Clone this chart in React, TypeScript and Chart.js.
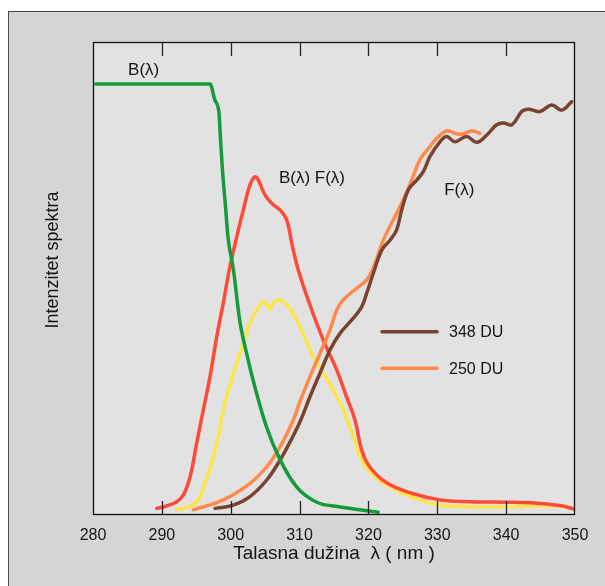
import React, { useEffect, useRef } from 'react';
import { Chart, registerables } from 'chart.js';

Chart.register(...registerables);

// ---- axis ----
const xMin = 280;
const xMax = 350;
const xStep = 10;
const innerTickValues = [290, 300, 310, 320, 330, 340];

// ---- B(lambda) : green ----
const bX = [280.4, 297.0, 297.7, 298.3, 298.5, 298.8, 299.2, 299.6, 300.4, 301.3, 302.3, 303.5, 305.2, 307.2, 309.6, 312.5, 315.9, 321.4];
const bY = [91.1, 91.1, 87.7, 85.0, 79.9, 72.9, 66.0, 58.8, 51.8, 41.2, 34.2, 27.1, 18.6, 11.6, 5.9, 2.7, 1.7, 0.6];

// ---- B(lambda)F(lambda) 250 DU : red ----
const bfRedX = [289.25, 290.46, 292.16, 293.11, 293.84, 294.33, 295.06, 296.02, 296.99, 297.96, 298.92, 299.79, 300.87, 301.83, 302.8, 303.53, 304.01, 304.98, 305.95, 307.16, 308.13, 308.86, 309.81, 311.51, 313.44, 315.39, 316.84, 318.05, 319.02, 320.23, 322.65, 326.04, 330.39, 334.75, 340.56, 344.43, 347.82, 349.75];
const bfRedY = [1.4, 1.8, 2.8, 4.2, 6.8, 9.5, 15.2, 22.2, 29.2, 37.6, 44.8, 51.8, 58.8, 64.5, 69.8, 71.5, 70.8, 67.7, 65.9, 64.5, 62.4, 57.5, 51.8, 44.4, 37.0, 30.7, 24.9, 20.1, 13.7, 10.1, 6.8, 4.7, 3.2, 2.8, 2.7, 2.5, 2.0, 1.3];

// ---- B(lambda)F(lambda) 348 DU : yellow ----
const bfYellowX = [292.16, 294.09, 295.29, 296.26, 297.24, 298.2, 298.92, 299.65, 300.87, 301.83, 302.8, 303.77, 304.73, 305.23, 305.7, 306.18, 306.91, 308.13, 309.58, 310.79, 311.99, 313.44, 314.9, 316.35, 317.8, 319.25, 321.2, 324.58, 327.49, 330.39, 334.75, 340.56, 344.43, 348.79];
const bfYellowY = [1.2, 1.8, 3.2, 6.8, 11.0, 16.5, 22.2, 26.4, 32.1, 36.4, 40.6, 43.3, 45.1, 44.4, 43.5, 44.8, 45.5, 44.4, 41.2, 37.4, 33.4, 30.0, 26.4, 22.2, 16.6, 11.0, 7.8, 4.9, 3.2, 2.1, 1.75, 1.75, 1.95, 1.9];

// ---- F(lambda) 250 DU : orange ----
const f250X = [294.57, 298.92, 302.8, 305.23, 307.16, 309.09, 310.06, 311.51, 312.97, 314.42, 315.39, 316.35, 318.29, 319.75, 320.71, 322.16, 323.61, 324.83, 326.28, 327.49, 328.94, 329.9, 331.36, 332.57, 333.54, 334.99, 336.2];
const f250Y = [1.1, 3.2, 6.7, 10.2, 14.4, 20.1, 24.0, 29.2, 34.2, 39.1, 43.3, 45.5, 47.9, 49.7, 52.2, 58.1, 62.4, 65.9, 70.8, 75.1, 77.9, 79.6, 81.2, 80.7, 80.5, 81.2, 80.7];

// ---- F(lambda) 348 DU : brown ----
const f348X = [297.72, 300.37, 302.8, 305.23, 307.16, 308.6, 310.06, 311.51, 312.97, 314.42, 315.87, 317.8, 319.02, 319.75, 320.71, 321.93, 323.13, 324.1, 324.83, 325.79, 327.01, 327.97, 328.94, 330.39, 331.37, 332.57, 334.27, 335.71, 337.17, 338.62, 339.58, 340.85, 342.26, 343.21, 344.91, 346.61, 348.07, 349.52];
const f348Y = [1.4, 2.1, 3.9, 7.4, 11.6, 15.4, 19.7, 25.0, 30.0, 34.9, 38.4, 41.6, 44.0, 46.9, 51.1, 56.0, 58.1, 60.3, 64.5, 68.7, 70.8, 72.6, 75.8, 78.9, 80.0, 78.9, 80.0, 78.8, 80.3, 82.5, 82.9, 82.5, 85.3, 85.8, 85.3, 86.7, 85.6, 87.4];

const legendLabels = ['348 DU', '250 DU'];
const curveLabels = ['B(\u03bb)', 'B(\u03bb) F(\u03bb)', 'F(\u03bb)'];
const xTitle = 'Talasna du\u017eina  \u03bb ( nm )';
const yTitle = 'Intenzitet spektra';

const toPts = (xs: number[], ys: number[]) => xs.map((x, i) => ({ x, y: ys[i] }));

const FONT = '"Liberation Sans", Arial, sans-serif';
const TEXT = '#151515';
const C_GREEN = '#169a3b';
const C_RED = '#ff4a3a';
const C_YELLOW = '#fde64c';
const C_ORANGE = '#ff8a4c';
const C_BROWN = '#7a4331';

const decorPlugin = {
  id: 'decor',
  beforeDraw(chart: any) {
    const { ctx, chartArea: a } = chart;
    ctx.save();
    ctx.fillStyle = '#e2e2e2';
    ctx.fillRect(a.left, a.top, a.right - a.left, a.bottom - a.top);
    ctx.restore();
  },
  afterDatasetsDraw(chart: any) {
    const { ctx, chartArea: a, scales } = chart;
    const xs = scales.x;
    const ys = scales.y;
    ctx.save();
    // frame
    ctx.strokeStyle = '#111';
    ctx.lineWidth = 1.3;
    ctx.strokeRect(a.left + 0.5, a.top + 0.5, a.right - a.left - 1, a.bottom - a.top - 1);
    // inner ticks top and bottom
    ctx.strokeStyle = '#222';
    innerTickValues.forEach((v) => {
      const px = Math.round(xs.getPixelForValue(v)) + 0.5;
      ctx.beginPath();
      ctx.moveTo(px, a.bottom);
      ctx.lineTo(px, a.bottom - 14);
      ctx.moveTo(px, a.top);
      ctx.lineTo(px, a.top + 14);
      ctx.stroke();
    });
    // curve labels
    ctx.fillStyle = TEXT;
    ctx.font = `17px ${FONT}`;
    ctx.textBaseline = 'middle';
    ctx.textAlign = 'left';
    ctx.fillText(curveLabels[0], xs.getPixelForValue(285.1), ys.getPixelForValue(94.1));
    ctx.fillText(curveLabels[1], xs.getPixelForValue(307.0), ys.getPixelForValue(71.2));
    ctx.fillText(curveLabels[2], xs.getPixelForValue(331.0), ys.getPixelForValue(68.7));
    // legend
    const legendDs = chart.data.datasets.filter((d: any) => d.inLegend);
    const legendY = [38.75, 31.0];
    ctx.font = `16px ${FONT}`;
    legendDs.forEach((d: any, i: number) => {
      const yy = ys.getPixelForValue(legendY[i]);
      ctx.strokeStyle = d.borderColor;
      ctx.lineWidth = 3.5;
      ctx.lineCap = 'round';
      ctx.beginPath();
      ctx.moveTo(xs.getPixelForValue(321.97), yy);
      ctx.lineTo(xs.getPixelForValue(329.96), yy);
      ctx.stroke();
      ctx.fillStyle = TEXT;
      ctx.fillText(d.label, xs.getPixelForValue(331.7), yy + 1);
    });
    // y title
    ctx.font = `18px ${FONT}`;
    ctx.textAlign = 'center';
    ctx.translate(53, 260);
    ctx.rotate(-Math.PI / 2);
    ctx.fillText(yTitle, 0, 0);
    ctx.restore();
  },
};

export default function App() {
  const ref = useRef<HTMLCanvasElement | null>(null);
  useEffect(() => {
    if (!ref.current) return;
    const line = (label: string, xs: number[], ys: number[], color: string, monotone = false, inLegend = false) => ({
      label,
      data: toPts(xs, ys),
      borderColor: color,
      backgroundColor: color,
      borderWidth: 3.5,
      pointRadius: 0,
      fill: false,
      tension: 0.4,
      cubicInterpolationMode: monotone ? ('monotone' as const) : ('default' as const),
      borderCapStyle: 'round' as const,
      borderJoinStyle: 'round' as const,
      inLegend,
    });
    const chart = new Chart(ref.current, {
      type: 'line',
      data: {
        datasets: [
          line('B', bX, bY, C_GREEN, true),
          line(legendLabels[0], f348X, f348Y, C_BROWN, false, true),
          line(legendLabels[1], f250X, f250Y, C_ORANGE, false, true),
          line('BF 250', bfRedX, bfRedY, C_RED),
          line('BF 348', bfYellowX, bfYellowY, C_YELLOW),
        ] as any,
      },
      options: {
        animation: false,
        responsive: false,
        maintainAspectRatio: false,
        layout: { padding: { left: 93, top: 42, right: 30, bottom: 0 } },
        plugins: { legend: { display: false }, tooltip: { enabled: false } },
        scales: {
          x: {
            type: 'linear',
            min: xMin,
            max: xMax,
            grid: { display: false, drawTicks: false },
            border: { display: false },
            ticks: { stepSize: xStep, padding: 11, color: TEXT, font: { family: FONT, size: 16 } },
            title: {
              display: true,
              text: xTitle,
              color: TEXT,
              font: { family: FONT, size: 19 },
              padding: { top: 0, bottom: 21 },
            },
            afterFit: (s: any) => { s.height = 71; },
          },
          y: { type: 'linear', display: false, min: 0, max: 100 },
        },
      },
      plugins: [decorPlugin],
    });
    return () => chart.destroy();
  }, []);
  return (
    <div style={{ position: 'fixed', left: 0, top: 0, width: 605, height: 586, background: '#fff', overflow: 'hidden' }}>
      <div style={{ position: 'absolute', left: 8, top: 11, width: 620, height: 600, background: '#d5d5d5', borderLeft: '1px solid #4a4a4a', borderTop: '1px solid #4a4a4a' }} />
      <canvas ref={ref} width={605} height={586} style={{ position: 'absolute', left: 0, top: 0, width: 605, height: 586 }} />
    </div>
  );
}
.....
Pick each line holding the word "React" out of the data and copy it.

Clone this chart in React, TypeScript and Chart.js.
import React, { useEffect, useRef } from 'react';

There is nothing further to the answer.